Challenge → Extract the whole listing as it stands. Do not include the pictures.

Recorded data →
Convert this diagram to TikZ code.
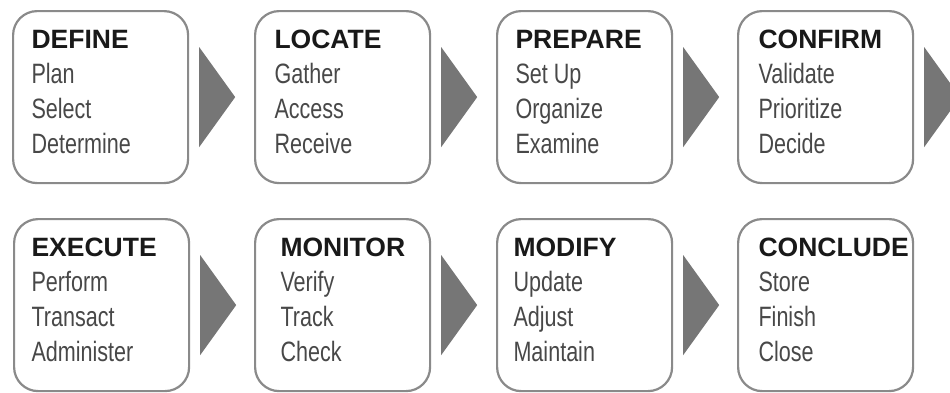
\documentclass[tikz,border=0pt]{standalone}
\usepackage{fontspec}
\setmainfont{Liberation Sans}
\newfontfamily\narrowfont[FakeStretch=0.77]{Liberation Sans}
\usetikzlibrary{calc}
\definecolor{framegray}{RGB}{138,138,138}
\definecolor{arrowgray}{RGB}{118,118,118}
\definecolor{itemgray}{RGB}{72,72,72}
\tikzset{
  stepbox/.style={draw=framegray,line width=2.2pt,rounded corners=24pt,fill=white,
    minimum width=175pt,minimum height=172pt,anchor=north west,inner sep=0pt},
  steptitle/.style={anchor=base west,font=\bfseries\fontsize{26.5}{26.5}\selectfont,text=black!90},
  stepitem/.style={anchor=base west,font=\narrowfont\fontsize{28}{28}\selectfont,text=itemgray},
}
% #1 name, #2/#3 top left corner, #4 text indent, #5 title, #6-#8 items
\newcommand\stepcard[8]{%
  \node[stepbox] (#1) at (#2,#3) {};
  \node[steptitle] (#1-t) at ($(#1.north west)+(#4,38)$) {#5};
  \node[stepitem] (#1-a) at ($(#1.north west)+(#4,73)$) {#6};
  \node[stepitem] (#1-b) at ($(#1.north west)+(#4,108)$) {#7};
  \node[stepitem] (#1-c) at ($(#1.north west)+(#4,143)$) {#8};
}
\begin{document}
\begin{tikzpicture}[x=1pt,y=-1pt]
  \useasboundingbox (0,0) rectangle (950,392);
  \clip (0,0) rectangle (950,392);
  % first row
  \stepcard{define}{12}{10}{16}{DEFINE}{Plan}{Select}{Determine}
  \stepcard{locate}{254}{10}{17}{LOCATE}{Gather}{Access}{Receive}
  \stepcard{prepare}{496}{10}{16}{PREPARE}{Set Up}{Organize}{Examine}
  \stepcard{confirm}{737}{10}{18}{CONFIRM}{Validate}{Prioritize}{Decide}
  % second row
  \stepcard{execute}{13}{218}{15}{EXECUTE}{Perform}{Transact}{Administer}
  \stepcard{monitor}{254}{218}{23}{MONITOR}{Verify}{Track}{Check}
  \stepcard{modify}{496}{218}{14}{MODIFY}{Update}{Adjust}{Maintain}
  \stepcard{conclude}{737}{218}{18}{CONCLUDE}{Store}{Finish}{Close}
  % arrow heads between the cards
  \foreach \a in {define,locate,prepare,confirm,execute,monitor,modify}
    \fill[arrowgray] ($(\a.east)+(10,-50)$) -- ($(\a.east)+(46,0)$)
      -- ($(\a.east)+(10,50)$) -- cycle;
\end{tikzpicture}
\end{document}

Answer to this problem →
Convert this diagram to TikZ code.
\documentclass[tikz,border=0pt]{standalone}
\usepackage{fontspec}
\setmainfont{Liberation Sans}
\newfontfamily\narrowfont[FakeStretch=0.77]{Liberation Sans}
\usetikzlibrary{calc}
\definecolor{framegray}{RGB}{138,138,138}
\definecolor{arrowgray}{RGB}{118,118,118}
\definecolor{itemgray}{RGB}{72,72,72}
\tikzset{
  stepbox/.style={draw=framegray,line width=2.2pt,rounded corners=24pt,fill=white,
    minimum width=175pt,minimum height=172pt,anchor=north west,inner sep=0pt},
  steptitle/.style={anchor=base west,font=\bfseries\fontsize{26.5}{26.5}\selectfont,text=black!90},
  stepitem/.style={anchor=base west,font=\narrowfont\fontsize{28}{28}\selectfont,text=itemgray},
}
% #1 name, #2/#3 top left corner, #4 text indent, #5 title, #6-#8 items
\newcommand\stepcard[8]{%
  \node[stepbox] (#1) at (#2,#3) {};
  \node[steptitle] (#1-t) at ($(#1.north west)+(#4,38)$) {#5};
  \node[stepitem] (#1-a) at ($(#1.north west)+(#4,73)$) {#6};
  \node[stepitem] (#1-b) at ($(#1.north west)+(#4,108)$) {#7};
  \node[stepitem] (#1-c) at ($(#1.north west)+(#4,143)$) {#8};
}
\begin{document}
\begin{tikzpicture}[x=1pt,y=-1pt]
  \useasboundingbox (0,0) rectangle (950,392);
  \clip (0,0) rectangle (950,392);
  % first row
  \stepcard{define}{12}{10}{16}{DEFINE}{Plan}{Select}{Determine}
  \stepcard{locate}{254}{10}{17}{LOCATE}{Gather}{Access}{Receive}
  \stepcard{prepare}{496}{10}{16}{PREPARE}{Set Up}{Organize}{Examine}
  \stepcard{confirm}{737}{10}{18}{CONFIRM}{Validate}{Prioritize}{Decide}
  % second row
  \stepcard{execute}{13}{218}{15}{EXECUTE}{Perform}{Transact}{Administer}
  \stepcard{monitor}{254}{218}{23}{MONITOR}{Verify}{Track}{Check}
  \stepcard{modify}{496}{218}{14}{MODIFY}{Update}{Adjust}{Maintain}
  \stepcard{conclude}{737}{218}{18}{CONCLUDE}{Store}{Finish}{Close}
  % arrow heads between the cards
  \foreach \a in {define,locate,prepare,confirm,execute,monitor,modify}
    \fill[arrowgray] ($(\a.east)+(10,-50)$) -- ($(\a.east)+(46,0)$)
      -- ($(\a.east)+(10,50)$) -- cycle;
\end{tikzpicture}
\end{document}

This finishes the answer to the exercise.